Mesmo nos últimos 20 anos, quando no Brasil o objetivo de inovar passou a governar a retórica e muitas das ações governamentais, não se logrou equilibrar a balança, apesar de alguns programas bem-sucedidos nos dois lados da balança.
No meu ponto de vista, a proposta de entregar a política industrial, na qual está embutida a inovação produtiva, ao chamado “superministério” da economia, o que no tempo atual significa deixá-la às ordens do mercado financeiro, certamente fará com que aqueles programas bem-sucedidos de estímulo à demanda – pelo menos os federais, que são a maioria – sejam esterilizados.
Em particular, num momento em que o principal agente histórico de estímulo à demanda no Brasil e principal ator no terreno da política industrial – o BNDES – seja objeto de discussão sobre se deve ou não continuar a existir mais além de financiar as já prometidas privatizações.
No outro prato da balança, vale registrar caso seja confirmada, a correta retirada do setor de comunicação do MCTI, lá colocada por Temer para atender exclusivamente ao interesse político de seu ministro atual.
E, igualmente, vale registrar e discutir a proposta de transferência da gestão da política para o ensino superior do MEC para o MCTI.
A experiência internacional quanto à arquitetura da gestão pública de ciência/tecnologia e educação é muito variada.
Há países onde ciência e educação superior estão em um mesmo ministério (França, p. ex.), outros onde estão separadas (Coreia, p.ex.), outros nos quais ciência e tecnologia são tratadas igualmente em mais de um ministério (China, p.ex., onde há um Conselho de Estado acima dos ministérios que organiza as ações) e ao menos um país onde não há ministério da educação em nível federal, que é o Canadá.
Portanto, parece não haver uma regra de ouro para esse assunto. Ele deve ser tratado de acordo com as vocações e características de cada país.

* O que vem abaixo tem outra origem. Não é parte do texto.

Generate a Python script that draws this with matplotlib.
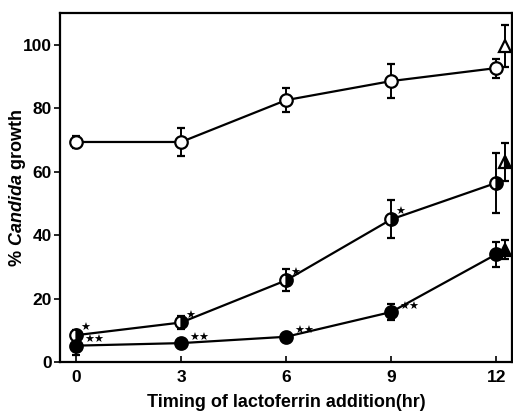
import matplotlib
matplotlib.use("Agg")
import matplotlib.pyplot as plt

plt.rcParams["font.family"] = ["Liberation Sans", "DejaVu Sans"]
plt.rcParams["font.weight"] = "bold"
plt.rcParams["mathtext.fontset"] = "custom"
plt.rcParams["mathtext.it"] = "Liberation Sans:italic:bold"

# timing of lactoferrin addition (hr)
hours = [0, 3, 6, 9, 12]

# open circles (top series)
top_vals = [69.4, 69.4, 82.6, 88.6, 92.7]
top_err = [2.0, 4.3, 3.7, 5.3, 3.0]

# half filled circles (middle series)
mid_vals = [8.5, 12.5, 25.8, 45.0, 56.5]
mid_err = [1.5, 2.0, 3.5, 6.0, 9.5]

# filled circles (bottom series)
low_vals = [5.2, 6.0, 8.0, 15.8, 34.0]
low_err = [3.0, 1.2, 0.8, 2.5, 4.0]

# controls (triangles) plotted just right of 12 hr
tri_x = 12.25
tri_vals = [99.7, 63.0, 35.4]
tri_err = [6.6, 6.0, 3.0]
tri_fill = ["none", "right", "full"]

stars_mid = ["★", "★", "★", "★"]
stars_low = ["★★", "★★", "★★", "★★"]

fig = plt.figure(figsize=(5.13, 4.12), dpi=100)
ax = fig.add_axes([0.117, 0.121, 0.881, 0.847])

kw = dict(color="black", lw=1.6, capsize=3, elinewidth=1.4, capthick=1.4,
          markersize=9, markeredgewidth=1.6, markeredgecolor="black")

ax.errorbar(hours, top_vals, yerr=top_err, marker="o", markerfacecolor="white", **kw)
ax.errorbar(hours, mid_vals, yerr=mid_err, marker="o", fillstyle="right",
            markerfacecoloralt="white", markerfacecolor="black", **kw)
ax.errorbar(hours, low_vals, yerr=low_err, marker="o", markerfacecolor="black", **kw)

for v, e, f in zip(tri_vals, tri_err, tri_fill):
    if f == "none":
        ax.errorbar([tri_x], [v], yerr=[e], marker="^", markerfacecolor="white", **kw)
    elif f == "right":
        ax.errorbar([tri_x], [v], yerr=[e], marker="^", fillstyle="right",
                    markerfacecolor="black", markerfacecoloralt="white", **kw)
    else:
        ax.errorbar([tri_x], [v], yerr=[e], marker="^", markerfacecolor="black", **kw)

for x, y, s in zip(hours[:4], mid_vals[:4], stars_mid):
    ax.annotate(s, (x, y), xytext=(3, 5), textcoords="offset points",
                fontsize=8, family="DejaVu Sans", va="center")
for x, y, s in zip(hours[:4], low_vals[:4], stars_low):
    ax.annotate(s, (x, y), xytext=(6, 4), textcoords="offset points",
                fontsize=8, family="DejaVu Sans", va="center")

ax.set_xlim(-0.46, 12.45)
ax.set_ylim(0, 110)
ax.set_xticks(hours)
ax.set_yticks([0, 20, 40, 60, 80, 100])
ax.tick_params(axis="x", direction="in", length=4, width=1.2, labelsize=12.5, pad=6)
ax.tick_params(axis="y", direction="out", length=4, width=1.2, labelsize=12.5, pad=2)
for sp in ax.spines.values():
    sp.set_linewidth(1.6)

ax.set_xlabel("Timing of lactoferrin addition(hr)", fontsize=13, fontweight="bold",
              va="center")
ax.xaxis.set_label_coords(0.5, -0.115)
ax.set_ylabel("% $\\mathit{Candida}$ growth", fontsize=13, fontweight="bold",
              va="center")
ax.yaxis.set_label_coords(-0.093, 0.5)

fig.savefig("out.png", dpi=100)
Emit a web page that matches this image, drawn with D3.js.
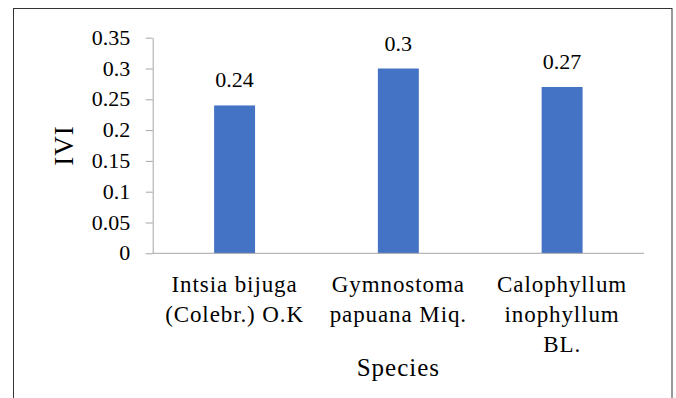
<!DOCTYPE html>
<html>
<head>
<meta charset="utf-8">
<script src="https://cdn.jsdelivr.net/npm/d3@7"></script>
<style>
  body { margin: 0; background: #fff; }
  text { font-family: "Liberation Serif", "Times New Roman", serif; fill: #000; }
</style>
</head>
<body>
<div id="chart"></div>
<script>
// data
const categories = ["Intsia bijuga (Colebr.) O.K", "Gymnostoma papuana Miq.", "Calophyllum inophyllum BL."];
const categoryLines = [["Intsia bijuga", "(Colebr.) O.K"], ["Gymnostoma", "papuana Miq."], ["Calophyllum", "inophyllum", "BL."]];
const values = [0.24, 0.3, 0.27];
const valueLabels = ["0.24", "0.3", "0.27"];
const yTicks = [0, 0.05, 0.1, 0.15, 0.2, 0.25, 0.3, 0.35];
const yTickLabels = ["0", "0.05", "0.1", "0.15", "0.2", "0.25", "0.3", "0.35"];

const width = 676, height = 398;
const margins = {left: 152.7, right: 32, top: 37.7, bottom: 144.7};

const svg = d3.select("#chart").append("svg")
    .attr("width", width)
    .attr("height", height);

// outer frame (bottom edge falls outside the picture)
svg.append("rect")
    .attr("x", 13.5).attr("y", 8.5)
    .attr("width", 658.5).attr("height", 400)
    .attr("fill", "none")
    .attr("stroke", "#333")
    .attr("stroke-width", 1);

const x = d3.scaleBand()
    .domain(categories)
    .range([margins.left, width - margins.right])
    .paddingInner(0.75)
    .paddingOuter(0.375);

const y = d3.scaleLinear()
    .domain([0, 0.35])
    .range([height - margins.bottom, margins.top]);

// bars
svg.selectAll(".bar")
    .data(values)
    .enter()
    .append("rect")
    .attr("class", "bar")
    .attr("x", (d, i) => x(categories[i]))
    .attr("y", d => y(d))
    .attr("width", x.bandwidth())
    .attr("height", d => y(0) - y(d))
    .attr("fill", "#4472C4");

// y axis
const gy = svg.append("g")
    .attr("transform", "translate(" + margins.left + ",0)")
    .call(d3.axisLeft(y)
        .tickValues(yTicks)
        .tickFormat((d, i) => yTickLabels[i])
        .tickSize(7)
        .tickSizeOuter(0));
gy.attr("font-family", null).attr("font-size", null);
gy.selectAll("path, line").attr("stroke", "#a6a6a6");
gy.selectAll("text")
    .attr("x", -22.5)
    .attr("dy", "0.3em")
    .style("font-size", "22px")
    .attr("fill", "#000");

// x axis line
svg.append("line")
    .attr("x1", margins.left).attr("x2", width - margins.right)
    .attr("y1", y(0)).attr("y2", y(0))
    .attr("stroke", "#a6a6a6");

// category labels
const catG = svg.selectAll(".cat")
    .data(categoryLines)
    .enter()
    .append("text")
    .attr("class", "cat")
    .attr("text-anchor", "middle")
    .style("font-size", "23px")
    .style("letter-spacing", "0.9px");
catG.selectAll("tspan")
    .data((d, i) => d.map(t => ({t: t, i: i})))
    .enter()
    .append("tspan")
    .attr("x", d => x(categories[d.i]) + x.bandwidth() / 2)
    .attr("y", (d, j) => y(0) + 38.4 + j * 30)
    .text(d => d.t);

// value labels
svg.selectAll(".val")
    .data(values)
    .enter()
    .append("text")
    .attr("class", "val")
    .attr("text-anchor", "middle")
    .attr("x", (d, i) => x(categories[i]) + x.bandwidth() / 2)
    .attr("y", d => y(d) - 18)
    .style("font-size", "22px")
    .text((d, i) => valueLabels[i]);

// axis titles
svg.append("text")
    .attr("text-anchor", "middle")
    .attr("x", (margins.left + width - margins.right) / 2)
    .attr("y", 375.7)
    .style("font-size", "25px")
    .style("letter-spacing", "1px")
    .text("Species");

svg.append("text")
    .attr("text-anchor", "middle")
    .attr("transform", "translate(73," + (y(0.175)) + ") rotate(-90)")
    .style("font-size", "27px")
    .style("letter-spacing", "1px")
    .text("IVI");
</script>
</body>
</html>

Segundo o INEP/MEC, um retrato sintético recente da educação superior no Brasil é o seguinte: 8,2 milhões de matriculados sendo cerca de 1/3 em cursos à distância, 88% do total de matrículas em instituições privadas, a grande maioria com fins lucrativos e pouco mais de 50% do total de matriculados em universidades.
Já segundo a CAPES/MEC, na pós-graduação o quadro em 2015 era: 122,3 mil estudantes matriculados, sendo 42 mil doutorandos e 80,3 mil mestrandos. A pós-graduação representa, portanto, cerca de 1,5% da educação superior
No Brasil, a contribuição importante do ensino superior à produção científica e tecnológica é quase exclusivamente obra da pós-graduação e a pergunta a ser feita é: qual o sentido de afogar o Ministério da Ciência, Tecnologia e Inovação numa carga de responsabilidades onde apenas uma muito pequena proporção da mesma tem relações diretas e significativas com a sua missão?
E, do outro lado da moeda, qual o sentido de fragmentar o âmbito decisório da política educacional separando o componente de terceiro grau do ensino básico, que devem estar em permanente sintonia, seja na formação de professores, seja no fornecimento de profissionais para o mercado de trabalho profissional?
Difícil responder a essas perguntas. A proposta simplesmente não faz sentido.
Confirmada a operação de transferência, o que teremos será provavelmente uma operação “perde-perde”.
Perderá a política de educação superior e perderá a política de ciência e tecnologia. Resta a interpretação de que a medida está sendo proposta para retirar a política de educação superior de um ministério “forte”, com grande capacidade de vocalização política, para um ministério com muito menor capacidade de comover legislativo e sociedade na batalha permanente por mais recursos.
O que se observa, portanto, é que o nosso já frágil sistema de inovação pode estar sendo erodido tanto pelo lado da oferta quanto do lado da demanda.
É o que sugerem essas duas propostas colocadas sobre a mesa pelo governo eleito. E não é muito de estranhar, haja vista o sentido de radical integração globalitária em situação de submissão que é, talvez, uma de suas duas grandes missões.
A outra, como já temos visto com mais clareza, é a instituição de uma República da Ordem Autoritária.
Reinaldo Guimarães é vice-presidente da Associação Brasileira de Saúde Coletiva.